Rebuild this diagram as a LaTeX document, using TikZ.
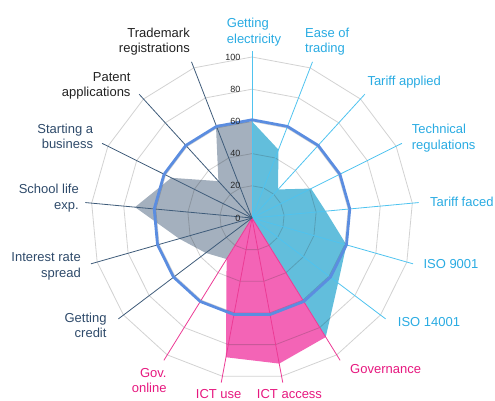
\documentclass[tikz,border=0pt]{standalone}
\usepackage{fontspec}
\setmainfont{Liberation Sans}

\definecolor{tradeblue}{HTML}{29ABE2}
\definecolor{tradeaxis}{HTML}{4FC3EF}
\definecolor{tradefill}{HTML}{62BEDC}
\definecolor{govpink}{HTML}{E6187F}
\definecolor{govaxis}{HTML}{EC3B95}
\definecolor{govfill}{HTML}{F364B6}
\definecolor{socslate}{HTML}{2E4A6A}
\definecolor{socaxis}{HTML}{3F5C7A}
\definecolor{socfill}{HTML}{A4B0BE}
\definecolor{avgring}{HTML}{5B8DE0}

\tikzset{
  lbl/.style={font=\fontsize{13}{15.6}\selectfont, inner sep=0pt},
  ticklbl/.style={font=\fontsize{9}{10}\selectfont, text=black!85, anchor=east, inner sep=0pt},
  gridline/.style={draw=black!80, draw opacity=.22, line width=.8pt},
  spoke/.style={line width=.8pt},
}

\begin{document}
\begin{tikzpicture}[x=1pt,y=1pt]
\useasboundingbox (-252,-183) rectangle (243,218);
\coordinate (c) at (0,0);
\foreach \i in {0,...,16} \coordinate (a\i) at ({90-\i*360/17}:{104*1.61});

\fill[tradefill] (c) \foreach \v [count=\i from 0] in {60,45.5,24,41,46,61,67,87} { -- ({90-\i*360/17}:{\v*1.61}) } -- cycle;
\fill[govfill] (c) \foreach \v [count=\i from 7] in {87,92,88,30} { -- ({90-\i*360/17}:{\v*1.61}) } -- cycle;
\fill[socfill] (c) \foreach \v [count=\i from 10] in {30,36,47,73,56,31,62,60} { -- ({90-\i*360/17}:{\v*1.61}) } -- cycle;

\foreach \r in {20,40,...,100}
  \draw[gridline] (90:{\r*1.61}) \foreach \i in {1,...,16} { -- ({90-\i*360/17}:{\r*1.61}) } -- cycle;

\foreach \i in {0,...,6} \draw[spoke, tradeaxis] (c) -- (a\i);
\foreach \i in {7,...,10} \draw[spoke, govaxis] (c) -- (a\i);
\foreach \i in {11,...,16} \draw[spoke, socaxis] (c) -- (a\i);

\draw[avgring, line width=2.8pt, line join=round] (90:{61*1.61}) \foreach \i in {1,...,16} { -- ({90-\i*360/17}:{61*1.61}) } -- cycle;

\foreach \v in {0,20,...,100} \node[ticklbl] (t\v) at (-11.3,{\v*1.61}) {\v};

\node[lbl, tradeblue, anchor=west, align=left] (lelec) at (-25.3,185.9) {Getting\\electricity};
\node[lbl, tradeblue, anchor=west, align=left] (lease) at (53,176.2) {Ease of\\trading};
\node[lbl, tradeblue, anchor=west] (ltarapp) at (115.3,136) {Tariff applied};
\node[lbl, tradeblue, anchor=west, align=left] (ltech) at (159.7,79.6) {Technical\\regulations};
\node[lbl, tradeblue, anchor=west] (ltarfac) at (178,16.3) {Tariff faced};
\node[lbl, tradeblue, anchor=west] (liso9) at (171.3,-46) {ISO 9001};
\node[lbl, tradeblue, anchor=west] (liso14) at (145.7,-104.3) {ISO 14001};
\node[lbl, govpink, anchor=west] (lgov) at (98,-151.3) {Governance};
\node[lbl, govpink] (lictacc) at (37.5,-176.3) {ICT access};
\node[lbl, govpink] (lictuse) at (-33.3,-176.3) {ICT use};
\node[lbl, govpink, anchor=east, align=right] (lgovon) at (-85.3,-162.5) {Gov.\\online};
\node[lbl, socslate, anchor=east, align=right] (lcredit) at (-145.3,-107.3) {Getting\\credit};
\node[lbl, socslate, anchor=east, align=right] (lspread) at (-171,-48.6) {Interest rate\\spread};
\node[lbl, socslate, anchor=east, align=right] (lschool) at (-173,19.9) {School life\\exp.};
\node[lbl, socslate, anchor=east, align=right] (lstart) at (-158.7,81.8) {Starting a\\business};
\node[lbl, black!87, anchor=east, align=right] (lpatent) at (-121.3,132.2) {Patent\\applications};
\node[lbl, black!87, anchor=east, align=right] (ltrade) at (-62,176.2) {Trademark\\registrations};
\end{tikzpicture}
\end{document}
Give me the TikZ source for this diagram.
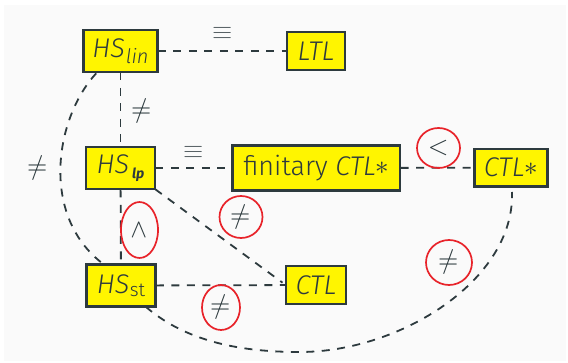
==*==
- INSTRUCTION
Pictures in the records must not appear in the copy; transcribe everything else precisely.

- THE RESPONSE
Rebuild this diagram as a LaTeX document, using TikZ.
\documentclass[tikz,border=0pt]{standalone}
\usepackage{fontspec}
\setmainfont{Liberation Sans}

\definecolor{tradeblue}{HTML}{29ABE2}
\definecolor{tradeaxis}{HTML}{4FC3EF}
\definecolor{tradefill}{HTML}{62BEDC}
\definecolor{govpink}{HTML}{E6187F}
\definecolor{govaxis}{HTML}{EC3B95}
\definecolor{govfill}{HTML}{F364B6}
\definecolor{socslate}{HTML}{2E4A6A}
\definecolor{socaxis}{HTML}{3F5C7A}
\definecolor{socfill}{HTML}{A4B0BE}
\definecolor{avgring}{HTML}{5B8DE0}

\tikzset{
  lbl/.style={font=\fontsize{13}{15.6}\selectfont, inner sep=0pt},
  ticklbl/.style={font=\fontsize{9}{10}\selectfont, text=black!85, anchor=east, inner sep=0pt},
  gridline/.style={draw=black!80, draw opacity=.22, line width=.8pt},
  spoke/.style={line width=.8pt},
}

\begin{document}
\begin{tikzpicture}[x=1pt,y=1pt]
\useasboundingbox (-252,-183) rectangle (243,218);
\coordinate (c) at (0,0);
\foreach \i in {0,...,16} \coordinate (a\i) at ({90-\i*360/17}:{104*1.61});

\fill[tradefill] (c) \foreach \v [count=\i from 0] in {60,45.5,24,41,46,61,67,87} { -- ({90-\i*360/17}:{\v*1.61}) } -- cycle;
\fill[govfill] (c) \foreach \v [count=\i from 7] in {87,92,88,30} { -- ({90-\i*360/17}:{\v*1.61}) } -- cycle;
\fill[socfill] (c) \foreach \v [count=\i from 10] in {30,36,47,73,56,31,62,60} { -- ({90-\i*360/17}:{\v*1.61}) } -- cycle;

\foreach \r in {20,40,...,100}
  \draw[gridline] (90:{\r*1.61}) \foreach \i in {1,...,16} { -- ({90-\i*360/17}:{\r*1.61}) } -- cycle;

\foreach \i in {0,...,6} \draw[spoke, tradeaxis] (c) -- (a\i);
\foreach \i in {7,...,10} \draw[spoke, govaxis] (c) -- (a\i);
\foreach \i in {11,...,16} \draw[spoke, socaxis] (c) -- (a\i);

\draw[avgring, line width=2.8pt, line join=round] (90:{61*1.61}) \foreach \i in {1,...,16} { -- ({90-\i*360/17}:{61*1.61}) } -- cycle;

\foreach \v in {0,20,...,100} \node[ticklbl] (t\v) at (-11.3,{\v*1.61}) {\v};

\node[lbl, tradeblue, anchor=west, align=left] (lelec) at (-25.3,185.9) {Getting\\electricity};
\node[lbl, tradeblue, anchor=west, align=left] (lease) at (53,176.2) {Ease of\\trading};
\node[lbl, tradeblue, anchor=west] (ltarapp) at (115.3,136) {Tariff applied};
\node[lbl, tradeblue, anchor=west, align=left] (ltech) at (159.7,79.6) {Technical\\regulations};
\node[lbl, tradeblue, anchor=west] (ltarfac) at (178,16.3) {Tariff faced};
\node[lbl, tradeblue, anchor=west] (liso9) at (171.3,-46) {ISO 9001};
\node[lbl, tradeblue, anchor=west] (liso14) at (145.7,-104.3) {ISO 14001};
\node[lbl, govpink, anchor=west] (lgov) at (98,-151.3) {Governance};
\node[lbl, govpink] (lictacc) at (37.5,-176.3) {ICT access};
\node[lbl, govpink] (lictuse) at (-33.3,-176.3) {ICT use};
\node[lbl, govpink, anchor=east, align=right] (lgovon) at (-85.3,-162.5) {Gov.\\online};
\node[lbl, socslate, anchor=east, align=right] (lcredit) at (-145.3,-107.3) {Getting\\credit};
\node[lbl, socslate, anchor=east, align=right] (lspread) at (-171,-48.6) {Interest rate\\spread};
\node[lbl, socslate, anchor=east, align=right] (lschool) at (-173,19.9) {School life\\exp.};
\node[lbl, socslate, anchor=east, align=right] (lstart) at (-158.7,81.8) {Starting a\\business};
\node[lbl, black!87, anchor=east, align=right] (lpatent) at (-121.3,132.2) {Patent\\applications};
\node[lbl, black!87, anchor=east, align=right] (ltrade) at (-62,176.2) {Trademark\\registrations};
\end{tikzpicture}
\end{document}
Give me the TikZ source for this diagram.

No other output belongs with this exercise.